=== The request ===
Search the material below for the word "matches" and copy every line in which it occurs.

=== Records to process ===
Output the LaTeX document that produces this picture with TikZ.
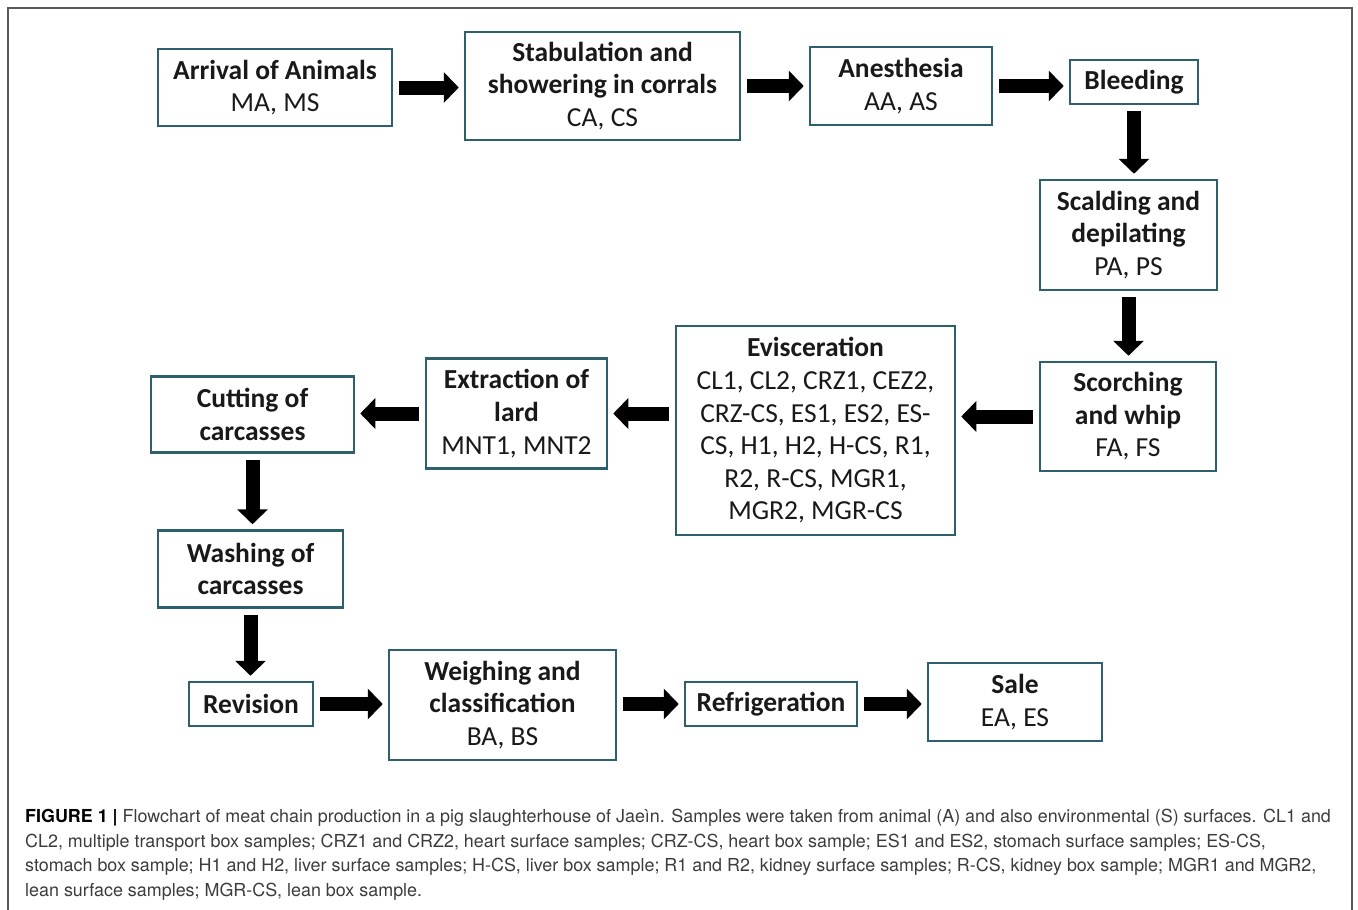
\documentclass[tikz,border=0pt]{standalone}
\usepackage{fontspec}
\setmainfont{Carlito}
\newfontfamily\capfont{TeX Gyre Heros}
\usetikzlibrary{arrows.meta}

\definecolor{boxteal}{RGB}{46,96,108}
\definecolor{framegray}{RGB}{90,90,90}
\definecolor{captext}{RGB}{60,60,60}

\tikzset{
  stepbox/.style={draw=boxteal, line width=2.5pt, align=center, inner sep=0pt,
    text=black!90, font=\fontsize{27.5}{32.6}\selectfont},
  flow/.style={line width=14pt, -{Triangle[width=30pt,length=15pt]},
    shorten <=6pt, shorten >=5pt},
}

\begin{document}
\begin{tikzpicture}[x=1pt,y=-1pt]
    \useasboundingbox (0,0) rectangle (1358,910);
    \draw[framegray, line width=1.5pt] (8,910) -- (8,8) -- (1352,8) -- (1352,910);

    % top row
    \node[stepbox, minimum width=234pt, minimum height=77pt] (arrival) at (275,87.5)
        {\textbf{Arrival of Animals}\\MA, MS};
    \node[stepbox, minimum width=275pt, minimum height=108pt] (stab) at (602.5,86)
        {\textbf{Stabulation and}\\\textbf{showering in corrals}\\CA, CS};
    \node[stepbox, minimum width=182pt, minimum height=78pt] (anest) at (901,86)
        {\textbf{Anesthesia}\\AA, AS};
    \node[stepbox, minimum width=128pt, minimum height=44pt] (bleed) at (1134,82)
        {\textbf{Bleeding}};

    % right column
    \node[stepbox, minimum width=177pt, minimum height=110pt] (scald) at (1128.5,235)
        {\textbf{Scalding and}\\\textbf{depilating}\\PA, PS};
    \node[stepbox, minimum width=176pt, minimum height=109pt] (scorch) at (1128,416.5)
        {\textbf{Scorching}\\\textbf{and whip}\\FA, FS};

    % middle row
    \node[stepbox, minimum width=279pt, minimum height=209pt] (evisc) at (815.5,430.5)
        {\textbf{Evisceration}\\CL1, CL2, CRZ1, CEZ2,\\CRZ-CS, ES1, ES2, ES-\\CS, H1, H2, H-CS, R1,\\R2, R-CS, MGR1,\\MGR2, MGR-CS};
    \node[stepbox, minimum width=181pt, minimum height=110pt] (extract) at (516.5,413.5)
        {\textbf{Extraction of}\\\textbf{lard}\\MNT1, MNT2};
    \node[stepbox, minimum width=203pt, minimum height=76pt] (cutting) at (252.5,414.5)
        {\textbf{Cutting of}\\\textbf{carcasses}};

    % left column and bottom row
    \node[stepbox, minimum width=185pt, minimum height=77pt] (washing) at (250.5,569)
        {\textbf{Washing of}\\\textbf{carcasses}};
    \node[stepbox, minimum width=124pt, minimum height=44pt] (revision) at (251,704)
        {\textbf{Revision}};
    \node[stepbox, minimum width=227pt, minimum height=110pt] (weigh) at (502.5,705)
        {\textbf{Weighing and}\\\textbf{classification}\\BA, BS};
    \node[stepbox, minimum width=172pt, minimum height=44pt] (refrig) at (771,704)
        {\textbf{Refrigeration}};
    \node[stepbox, minimum width=174pt, minimum height=78pt] (sale) at (1015,702)
        {\textbf{Sale}\\EA, ES};

    % arrows
    \draw[flow] (arrival.east) -- (arrival.east -| stab.west);
    \draw[flow] (stab.east) -- (stab.east -| anest.west);
    \draw[flow] (anest.east) -- (anest.east -| bleed.west);
    \draw[flow] (bleed.south) -- (bleed.south |- scald.north);
    \draw[flow] (scald.south) -- (scald.south |- scorch.north);
    \draw[flow] (scorch.west) -- (scorch.west -| evisc.east);
    \draw[flow] (evisc.west |- extract.east) -- (extract.east);
    \draw[flow] (extract.west) -- (extract.west -| cutting.east);
    \draw[flow] (cutting.south) -- (cutting.south |- washing.north);
    \draw[flow] (washing.south) -- (washing.south |- revision.north);
    \draw[flow] (revision.east) -- (revision.east -| weigh.west);
    \draw[flow] (weigh.east |- refrig.west) -- (refrig.west);
    \draw[flow] (refrig.east) -- (refrig.east -| sale.west);

    % caption
    \node[anchor=north west, align=left, inner sep=0pt, text=captext,
          font=\capfont\fontsize{17.9}{24.7}\selectfont] (caption) at (25,809)
        {\textcolor{black}{\textbf{FIGURE 1 |}} Flowchart of meat chain production in a pig slaughterhouse of Jaeìn. Samples were taken from animal (A) and also environmental (S) surfaces. CL1 and\\
         CL2, multiple transport box samples; CRZ1 and CRZ2, heart surface samples; CRZ-CS, heart box sample; ES1 and ES2, stomach surface samples; ES-CS,\\
         stomach box sample; H1 and H2, liver surface samples; H-CS, liver box sample; R1 and R2, kidney surface samples; R-CS, kidney box sample; MGR1 and MGR2,\\
         lean surface samples; MGR-CS, lean box sample.};
\end{tikzpicture}
\end{document}
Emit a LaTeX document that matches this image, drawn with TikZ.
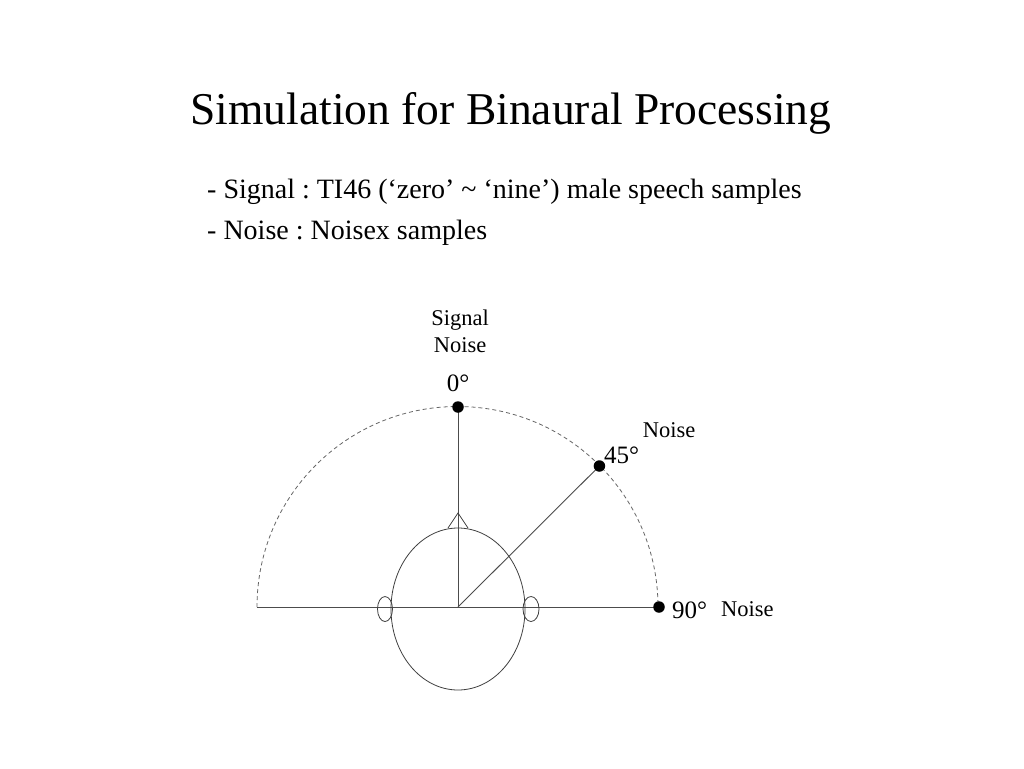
\documentclass[tikz,border=0pt]{standalone}
\usepackage{fontspec}
\setmainfont{Liberation Serif}
\usetikzlibrary{shapes.geometric}
\begin{document}
\frenchspacing
\begin{tikzpicture}[x=1pt,y=-1pt,
  ln/.style={draw=black!70,line width=0.9pt},
  dashln/.style={draw=black!60,line width=0.8pt,dash pattern=on 4pt off 3pt},
  dotnode/.style={circle,fill=black,inner sep=0pt,minimum size=11.5pt},
  lbl/.style={inner sep=0pt,font=\fontsize{22.5}{26}\selectfont},
  deg/.style={inner sep=0pt,font=\fontsize{25}{29}\selectfont}]
\useasboundingbox[fill=white] (0,0) rectangle (1024,768);
% title and text
\node[inner sep=0pt,font=\fontsize{45.5}{52}\selectfont] (title) at (511,113) {Simulation for Binaural Processing};
\node[inner sep=0pt,anchor=west,font=\fontsize{28}{32}\selectfont] (l1) at (207,192) {- Signal : TI46 (‘zero’ \textasciitilde{} ‘nine’) male speech samples};
\node[inner sep=0pt,anchor=west,font=\fontsize{28}{32}\selectfont] (l2) at (207,233) {- Noise : Noisex samples};
% geometry
\coordinate (c) at (458,607);
\coordinate (left) at (257,607);
\coordinate (p0) at (458,407);
\coordinate (p45) at (599.4,466);
\coordinate (p90) at (659,607);
\draw[dashln] (left) arc[start angle=180,end angle=360,radius=200.5];
\draw[ln] (left) -- (p90);
\draw[ln] (c) -- (p0);
\draw[ln] (c) -- (p45);
\node[dotnode] (d0) at (p0) {};
\node[dotnode] (d45) at (p45) {};
\node[dotnode] (d90) at (p90) {};
% head
\node[ellipse,draw=black!75,line width=0.8pt,minimum width=134pt,minimum height=162pt,inner sep=0pt] (head) at (458,609) {};
\node[ellipse,draw=black!75,line width=0.8pt,minimum width=15pt,minimum height=25pt,inner sep=0pt] (lear) at (385,609) {};
\node[ellipse,draw=black!75,line width=0.8pt,minimum width=16pt,minimum height=25pt,inner sep=0pt] (rear) at (531,609) {};
\coordinate (na) at (458,513);
\coordinate (nl) at (448,528);
\coordinate (nr) at (468,528);
\draw[draw=black!75,line width=0.8pt] (nl) -- (na) -- (nr);
% labels
\node[lbl] (sig) at (460,320) {Signal};
\node[lbl] (noi0) at (460,345) {Noise};
\node[deg] (a0) at (458,383) {0°};
\node[lbl] (noi45) at (669,430) {Noise};
\node[deg,anchor=west] (a45) at (604,455) {45°};
\node[deg,anchor=west] (a90) at (672,610) {90°};
\node[lbl,anchor=west] (noi90) at (721,609) {Noise};
\end{tikzpicture}
\end{document}
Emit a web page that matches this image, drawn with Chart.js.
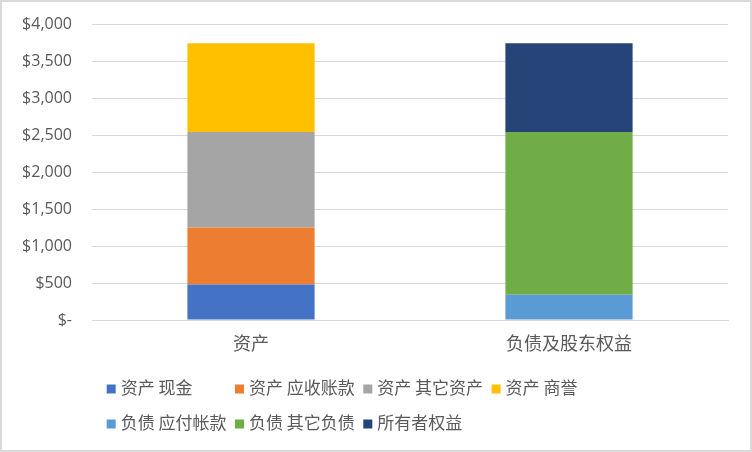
<!DOCTYPE html>
<html>
<head>
<meta charset="utf-8">
<script src="https://cdn.jsdelivr.net/npm/chart.js@4/dist/chart.umd.min.js"></script>
<style>
html,body{margin:0;padding:0;background:#fff;}
#wrap{position:relative;width:752px;height:452px;}
canvas{display:block;}
</style>
</head>
<body>
<div id="wrap"><canvas id="c" width="752" height="452"></canvas></div>
<script>
const categories = ['资产', '负债及股东权益'];
const cash = [480, null];
const receivables = [770, null];
const otherAssets = [1290, null];
const goodwill = [1200, null];
const payables = [null, 340];
const otherLiabilities = [null, 2200];
const equity = [null, 1200];
const yTicks = [0, 500, 1000, 1500, 2000, 2500, 3000, 3500, 4000];

const CJK = '"Noto Sans CJK SC", "Open Sans", sans-serif';
const TXT = '#595959';

const legendPlugin = {
  id: 'gridLegend',
  afterDraw(chart) {
    const ctx = chart.ctx;
    const ds = chart.data.datasets;
    const cols = 4, colW = 128.3, x0 = 106.7, rows = [389, 424];
    ctx.save();
    ctx.font = '17px ' + CJK;
    ctx.textBaseline = 'middle';
    ctx.textAlign = 'left';
    ds.forEach((d, i) => {
      const r = Math.floor(i / cols), c = i % cols;
      const x = x0 + c * colW, y = rows[r];
      ctx.fillStyle = d.backgroundColor;
      ctx.fillRect(x, y - 4.5, 9, 9);
      ctx.fillStyle = TXT;
      ctx.fillText(d.label, x + 14, y - 1);
    });
    ctx.restore();
  }
};

const borderPlugin = {
  id: 'frame',
  beforeDraw(chart) {
    const ctx = chart.ctx;
    ctx.save();
    ctx.fillStyle = '#fff';
    ctx.fillRect(0, 0, chart.width, chart.height);
    ctx.strokeStyle = '#d9d9d9';
    ctx.lineWidth = 2;
    ctx.strokeRect(1, 1, chart.width - 2, chart.height - 2);
    ctx.restore();
  }
};

new Chart(document.getElementById('c'), {
  type: 'bar',
  data: {
    labels: categories,
    datasets: [
      { label: '资产 现金', data: cash, backgroundColor: '#4472C4' },
      { label: '资产 应收账款', data: receivables, backgroundColor: '#ED7D31' },
      { label: '资产 其它资产', data: otherAssets, backgroundColor: '#A5A5A5' },
      { label: '资产 商誉', data: goodwill, backgroundColor: '#FFC000' },
      { label: '负债 应付帐款', data: payables, backgroundColor: '#5B9BD5' },
      { label: '负债 其它负债', data: otherLiabilities, backgroundColor: '#70AD47' },
      { label: '所有者权益', data: equity, backgroundColor: '#264478' }
    ]
  },
  options: {
    responsive: false,
    animation: false,
    devicePixelRatio: 1,
    categoryPercentage: 0.8,
    barPercentage: 0.5,
    layout: { padding: { left: 0, right: 24, top: 24, bottom: 80 } },
    plugins: {
      legend: { display: false },
      tooltip: { enabled: false }
    },
    scales: {
      x: {
        stacked: true,
        grid: { display: false, drawTicks: false },
        border: { display: true, color: '#d9d9d9', width: 1 },
        ticks: { color: TXT, font: { family: CJK, size: 18 }, padding: 12 },
        afterFit(s) { s.height = 52; }
      },
      y: {
        stacked: true,
        min: 0,
        max: 4000,
        afterBuildTicks(s) { s.ticks = yTicks.map(v => ({ value: v })); },
        grid: { color: '#d9d9d9', lineWidth: 1, drawTicks: true, tickLength: 20, tickColor: 'rgba(0,0,0,0)' },
        border: { display: false },
        ticks: {
          color: TXT,
          font: { family: '"Open Sans", sans-serif', size: 16 },
          padding: 0,
          callback: v => v === 0 ? '$-' : '$' + v.toLocaleString('en-US')
        },
        afterFit(s) { s.width = 92; }
      }
    }
  },
  plugins: [borderPlugin, legendPlugin]
});
</script>
</body>
</html>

=== Completed exercise ===
Emit a LaTeX document that matches this image, drawn with TikZ.
Emit a web page that matches this image, drawn with Chart.js.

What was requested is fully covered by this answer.